== Given task ==
Find the word "this" in the listing; pull out each line holding it.

====== Input data

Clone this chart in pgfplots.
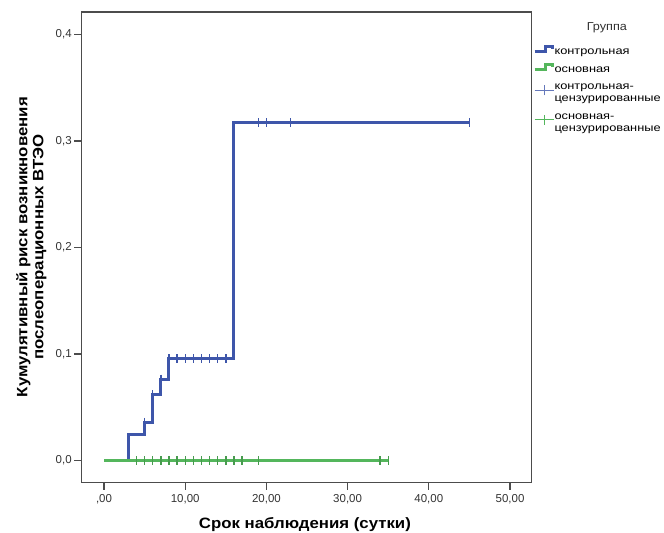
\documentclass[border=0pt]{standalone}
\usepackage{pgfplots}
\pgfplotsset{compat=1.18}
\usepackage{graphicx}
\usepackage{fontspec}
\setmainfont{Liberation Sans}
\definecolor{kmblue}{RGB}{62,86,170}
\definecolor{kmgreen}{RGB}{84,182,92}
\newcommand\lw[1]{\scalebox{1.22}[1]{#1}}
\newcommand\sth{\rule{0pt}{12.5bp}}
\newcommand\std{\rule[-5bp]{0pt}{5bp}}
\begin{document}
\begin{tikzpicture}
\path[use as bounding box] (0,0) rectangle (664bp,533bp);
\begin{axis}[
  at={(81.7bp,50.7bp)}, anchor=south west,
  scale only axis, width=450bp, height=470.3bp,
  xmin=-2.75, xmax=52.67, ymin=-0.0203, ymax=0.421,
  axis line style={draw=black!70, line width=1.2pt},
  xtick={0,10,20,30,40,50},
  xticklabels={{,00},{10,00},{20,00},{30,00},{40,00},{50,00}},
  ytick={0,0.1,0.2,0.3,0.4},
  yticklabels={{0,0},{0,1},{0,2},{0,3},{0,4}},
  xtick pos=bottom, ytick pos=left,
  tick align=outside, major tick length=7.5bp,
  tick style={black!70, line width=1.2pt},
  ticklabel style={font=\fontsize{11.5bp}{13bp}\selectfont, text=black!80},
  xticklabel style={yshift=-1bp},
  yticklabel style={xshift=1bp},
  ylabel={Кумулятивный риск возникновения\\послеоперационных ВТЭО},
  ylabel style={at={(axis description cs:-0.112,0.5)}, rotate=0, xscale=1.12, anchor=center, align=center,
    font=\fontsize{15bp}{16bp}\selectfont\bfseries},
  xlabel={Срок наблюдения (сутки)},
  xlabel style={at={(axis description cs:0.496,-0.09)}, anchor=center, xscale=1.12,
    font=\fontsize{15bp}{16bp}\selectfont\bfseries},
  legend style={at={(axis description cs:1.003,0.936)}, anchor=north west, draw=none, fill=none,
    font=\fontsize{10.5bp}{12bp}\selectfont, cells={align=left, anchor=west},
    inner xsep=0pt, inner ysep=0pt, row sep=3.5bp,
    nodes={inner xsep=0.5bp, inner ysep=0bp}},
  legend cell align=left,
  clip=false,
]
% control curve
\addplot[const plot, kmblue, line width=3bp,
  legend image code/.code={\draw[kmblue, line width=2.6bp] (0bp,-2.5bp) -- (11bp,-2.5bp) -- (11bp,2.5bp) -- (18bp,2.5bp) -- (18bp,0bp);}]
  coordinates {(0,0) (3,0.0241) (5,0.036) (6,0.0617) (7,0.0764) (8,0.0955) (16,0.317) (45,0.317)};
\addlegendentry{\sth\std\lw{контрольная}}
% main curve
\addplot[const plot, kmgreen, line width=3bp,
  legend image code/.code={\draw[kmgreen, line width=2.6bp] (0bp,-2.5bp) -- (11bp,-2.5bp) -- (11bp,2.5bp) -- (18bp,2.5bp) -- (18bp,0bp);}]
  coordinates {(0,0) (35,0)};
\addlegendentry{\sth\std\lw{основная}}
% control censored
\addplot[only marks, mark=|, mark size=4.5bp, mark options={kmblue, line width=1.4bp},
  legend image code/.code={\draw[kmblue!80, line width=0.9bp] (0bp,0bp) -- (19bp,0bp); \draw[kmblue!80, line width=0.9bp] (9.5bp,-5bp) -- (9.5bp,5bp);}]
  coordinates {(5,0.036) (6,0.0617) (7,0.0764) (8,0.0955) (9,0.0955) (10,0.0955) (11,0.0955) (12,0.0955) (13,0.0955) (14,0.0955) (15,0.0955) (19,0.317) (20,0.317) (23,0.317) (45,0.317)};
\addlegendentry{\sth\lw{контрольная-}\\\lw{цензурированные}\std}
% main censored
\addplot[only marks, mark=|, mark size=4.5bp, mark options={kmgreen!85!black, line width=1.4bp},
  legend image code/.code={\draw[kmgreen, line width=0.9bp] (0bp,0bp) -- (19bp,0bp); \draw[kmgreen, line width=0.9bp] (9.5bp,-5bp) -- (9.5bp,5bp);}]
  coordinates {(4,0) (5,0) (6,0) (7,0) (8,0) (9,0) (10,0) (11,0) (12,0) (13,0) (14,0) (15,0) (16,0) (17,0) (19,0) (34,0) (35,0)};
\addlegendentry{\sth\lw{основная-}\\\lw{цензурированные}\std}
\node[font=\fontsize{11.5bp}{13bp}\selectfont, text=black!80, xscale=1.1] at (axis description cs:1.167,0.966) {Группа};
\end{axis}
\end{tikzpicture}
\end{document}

============
====== Input data

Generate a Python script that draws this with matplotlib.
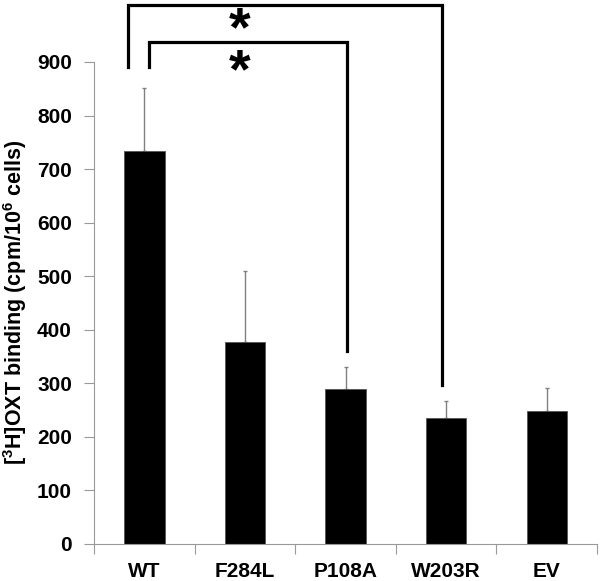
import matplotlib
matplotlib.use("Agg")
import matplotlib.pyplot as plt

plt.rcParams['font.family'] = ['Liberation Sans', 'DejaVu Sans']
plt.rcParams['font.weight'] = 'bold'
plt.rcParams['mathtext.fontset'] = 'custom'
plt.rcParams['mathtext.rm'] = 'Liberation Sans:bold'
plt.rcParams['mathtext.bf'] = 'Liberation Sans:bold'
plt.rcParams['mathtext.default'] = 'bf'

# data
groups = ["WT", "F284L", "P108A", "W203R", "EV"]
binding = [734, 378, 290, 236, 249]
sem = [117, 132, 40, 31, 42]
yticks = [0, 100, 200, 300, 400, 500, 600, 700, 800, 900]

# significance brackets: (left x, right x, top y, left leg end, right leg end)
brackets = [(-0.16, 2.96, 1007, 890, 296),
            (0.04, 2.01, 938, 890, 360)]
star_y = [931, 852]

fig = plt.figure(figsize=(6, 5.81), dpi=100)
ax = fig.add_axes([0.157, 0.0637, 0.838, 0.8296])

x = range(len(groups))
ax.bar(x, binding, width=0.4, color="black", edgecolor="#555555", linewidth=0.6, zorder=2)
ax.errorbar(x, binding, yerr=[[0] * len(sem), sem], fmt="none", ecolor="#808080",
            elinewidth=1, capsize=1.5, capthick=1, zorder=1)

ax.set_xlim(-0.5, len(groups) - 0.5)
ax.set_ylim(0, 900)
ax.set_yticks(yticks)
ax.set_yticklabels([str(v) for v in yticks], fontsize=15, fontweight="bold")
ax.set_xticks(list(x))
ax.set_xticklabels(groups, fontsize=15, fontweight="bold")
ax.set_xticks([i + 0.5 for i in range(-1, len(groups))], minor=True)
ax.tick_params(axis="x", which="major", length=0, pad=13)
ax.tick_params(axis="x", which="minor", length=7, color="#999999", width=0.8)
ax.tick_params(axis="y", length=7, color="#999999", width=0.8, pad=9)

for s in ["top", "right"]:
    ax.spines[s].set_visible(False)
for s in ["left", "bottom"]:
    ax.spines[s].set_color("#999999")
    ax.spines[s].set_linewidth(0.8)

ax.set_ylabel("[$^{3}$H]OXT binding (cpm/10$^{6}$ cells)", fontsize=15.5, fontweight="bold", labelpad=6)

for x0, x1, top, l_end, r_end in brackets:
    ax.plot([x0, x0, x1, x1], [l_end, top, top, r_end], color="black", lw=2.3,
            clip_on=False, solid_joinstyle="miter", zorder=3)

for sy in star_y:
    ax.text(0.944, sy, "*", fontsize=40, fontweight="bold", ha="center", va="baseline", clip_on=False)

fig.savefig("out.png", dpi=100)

============
====== Input data

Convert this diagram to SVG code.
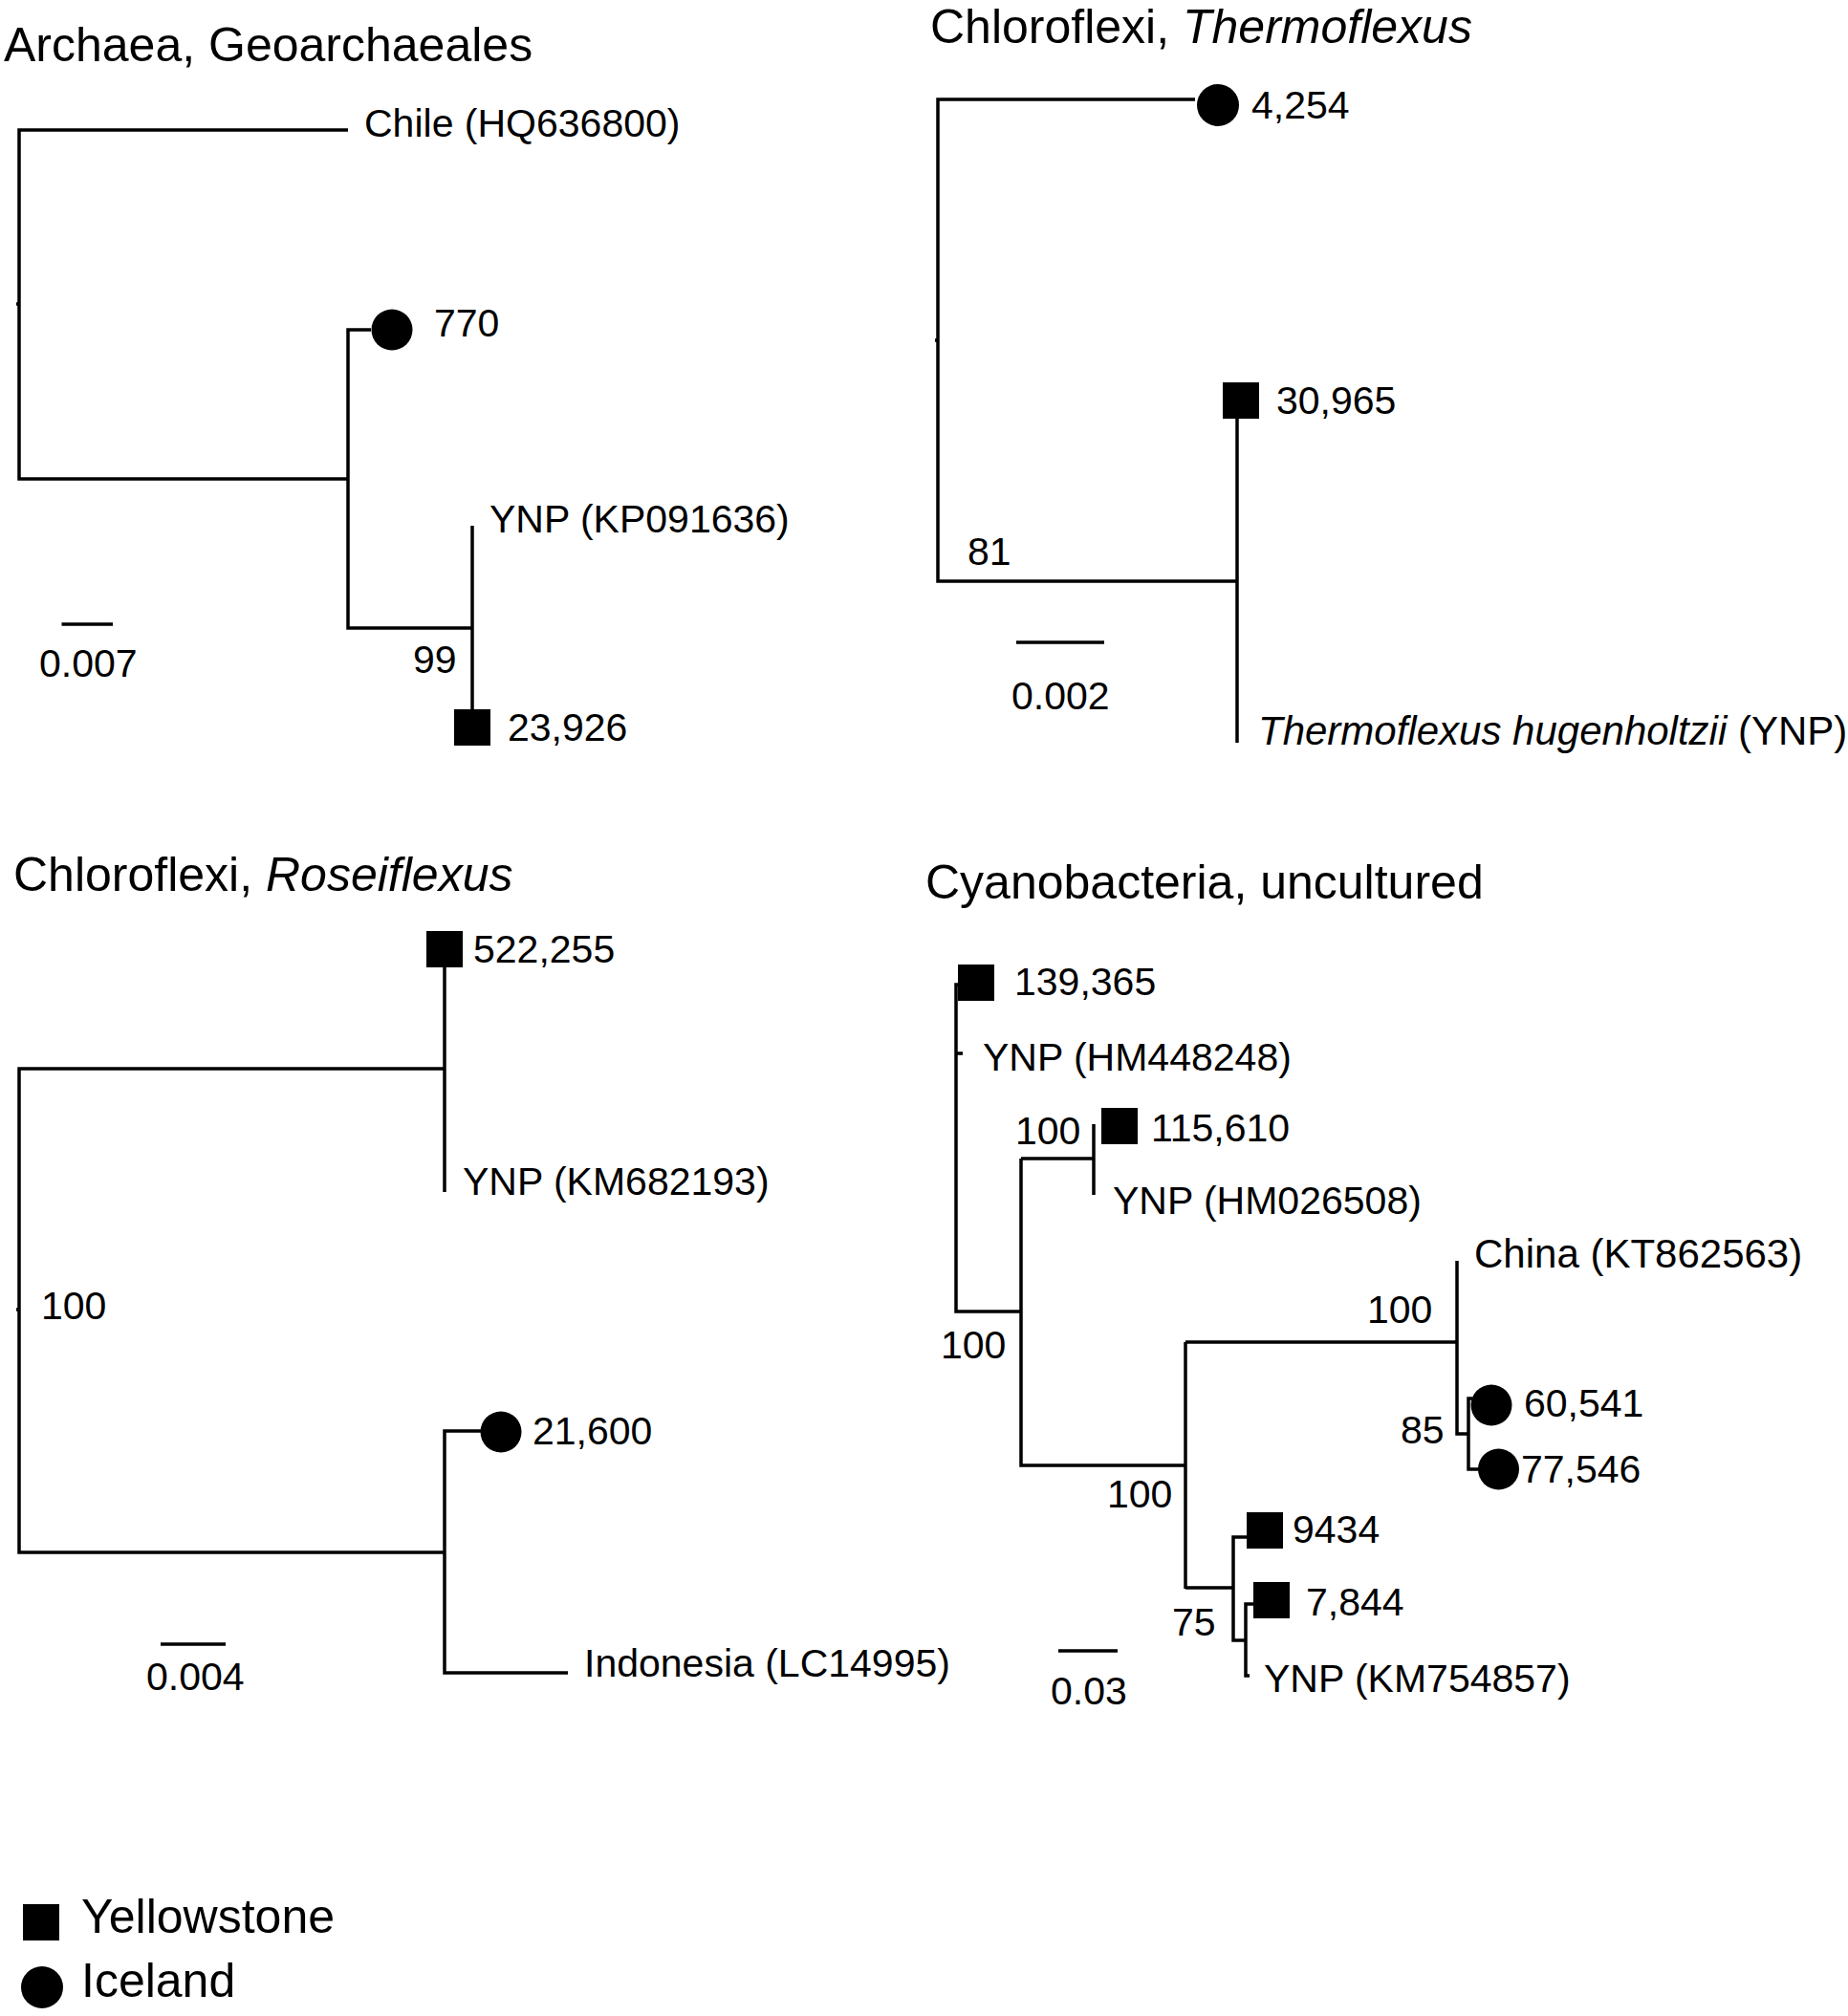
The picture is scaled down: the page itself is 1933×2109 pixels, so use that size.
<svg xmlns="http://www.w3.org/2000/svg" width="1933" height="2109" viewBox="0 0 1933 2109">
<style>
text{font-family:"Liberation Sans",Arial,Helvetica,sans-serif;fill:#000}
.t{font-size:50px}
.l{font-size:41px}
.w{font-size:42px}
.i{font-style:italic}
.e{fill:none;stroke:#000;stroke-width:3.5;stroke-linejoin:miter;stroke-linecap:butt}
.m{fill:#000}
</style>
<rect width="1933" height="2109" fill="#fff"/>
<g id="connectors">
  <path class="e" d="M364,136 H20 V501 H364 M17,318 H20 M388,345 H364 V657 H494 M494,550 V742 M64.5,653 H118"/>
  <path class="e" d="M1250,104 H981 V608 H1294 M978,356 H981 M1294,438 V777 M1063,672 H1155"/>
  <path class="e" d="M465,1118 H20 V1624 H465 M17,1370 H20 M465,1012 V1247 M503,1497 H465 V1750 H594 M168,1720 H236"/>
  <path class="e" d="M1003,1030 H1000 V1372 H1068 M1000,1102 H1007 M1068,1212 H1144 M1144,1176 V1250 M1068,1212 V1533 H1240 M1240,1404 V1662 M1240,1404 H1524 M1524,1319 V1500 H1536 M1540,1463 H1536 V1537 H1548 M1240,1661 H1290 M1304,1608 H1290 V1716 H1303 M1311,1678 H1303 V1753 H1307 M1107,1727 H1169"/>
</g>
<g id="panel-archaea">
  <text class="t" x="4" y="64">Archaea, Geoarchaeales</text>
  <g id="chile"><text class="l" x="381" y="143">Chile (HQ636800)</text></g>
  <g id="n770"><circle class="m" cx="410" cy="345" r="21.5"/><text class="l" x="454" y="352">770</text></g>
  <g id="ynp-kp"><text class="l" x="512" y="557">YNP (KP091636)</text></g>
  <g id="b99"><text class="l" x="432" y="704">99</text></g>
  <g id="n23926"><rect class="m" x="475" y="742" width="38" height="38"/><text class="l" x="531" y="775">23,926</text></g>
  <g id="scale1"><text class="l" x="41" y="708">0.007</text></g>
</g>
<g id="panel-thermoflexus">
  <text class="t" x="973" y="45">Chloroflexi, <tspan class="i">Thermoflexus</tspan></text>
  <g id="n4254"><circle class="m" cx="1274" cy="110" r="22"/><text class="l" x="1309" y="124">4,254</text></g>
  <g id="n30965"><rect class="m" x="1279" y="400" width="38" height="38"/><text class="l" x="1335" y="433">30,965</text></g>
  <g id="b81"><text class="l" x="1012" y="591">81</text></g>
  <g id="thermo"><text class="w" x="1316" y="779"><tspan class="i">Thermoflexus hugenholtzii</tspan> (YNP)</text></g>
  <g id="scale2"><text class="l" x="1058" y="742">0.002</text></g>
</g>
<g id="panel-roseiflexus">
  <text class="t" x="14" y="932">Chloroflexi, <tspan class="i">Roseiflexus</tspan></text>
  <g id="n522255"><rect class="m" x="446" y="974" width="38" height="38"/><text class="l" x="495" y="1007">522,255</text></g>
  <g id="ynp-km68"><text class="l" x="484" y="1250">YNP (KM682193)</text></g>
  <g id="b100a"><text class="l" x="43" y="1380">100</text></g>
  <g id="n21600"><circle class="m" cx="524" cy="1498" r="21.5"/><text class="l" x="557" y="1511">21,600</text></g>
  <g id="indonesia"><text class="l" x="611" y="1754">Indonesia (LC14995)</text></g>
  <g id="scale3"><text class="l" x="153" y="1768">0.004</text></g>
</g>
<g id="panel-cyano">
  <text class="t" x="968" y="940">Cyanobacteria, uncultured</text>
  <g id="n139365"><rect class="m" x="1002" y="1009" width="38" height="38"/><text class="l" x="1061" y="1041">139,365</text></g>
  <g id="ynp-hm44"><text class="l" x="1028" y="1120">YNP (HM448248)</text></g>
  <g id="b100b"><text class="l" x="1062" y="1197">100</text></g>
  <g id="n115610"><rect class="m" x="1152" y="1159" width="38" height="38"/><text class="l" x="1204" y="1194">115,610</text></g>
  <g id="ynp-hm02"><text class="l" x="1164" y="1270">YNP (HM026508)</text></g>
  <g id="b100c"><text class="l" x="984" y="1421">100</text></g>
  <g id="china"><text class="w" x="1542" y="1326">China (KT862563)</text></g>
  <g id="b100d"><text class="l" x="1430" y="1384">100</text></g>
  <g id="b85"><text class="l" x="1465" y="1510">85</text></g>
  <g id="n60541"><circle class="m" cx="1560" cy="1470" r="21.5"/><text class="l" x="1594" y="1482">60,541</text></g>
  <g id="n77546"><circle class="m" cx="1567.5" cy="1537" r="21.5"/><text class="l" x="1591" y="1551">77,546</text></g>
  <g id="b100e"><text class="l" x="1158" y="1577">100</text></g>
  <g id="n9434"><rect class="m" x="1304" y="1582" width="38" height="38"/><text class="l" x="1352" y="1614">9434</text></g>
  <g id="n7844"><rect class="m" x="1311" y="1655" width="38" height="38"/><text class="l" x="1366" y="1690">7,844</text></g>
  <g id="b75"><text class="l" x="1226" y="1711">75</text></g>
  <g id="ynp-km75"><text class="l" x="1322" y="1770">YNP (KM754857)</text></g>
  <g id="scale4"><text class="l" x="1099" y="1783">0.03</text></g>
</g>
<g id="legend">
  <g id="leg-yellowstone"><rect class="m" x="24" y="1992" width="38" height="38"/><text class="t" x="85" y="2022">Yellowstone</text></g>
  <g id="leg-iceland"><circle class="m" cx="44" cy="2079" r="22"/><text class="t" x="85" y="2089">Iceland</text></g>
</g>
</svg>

============

== Exercise result ==
Clone this chart in pgfplots.
Generate a Python script that draws this with matplotlib.
Convert this diagram to SVG code.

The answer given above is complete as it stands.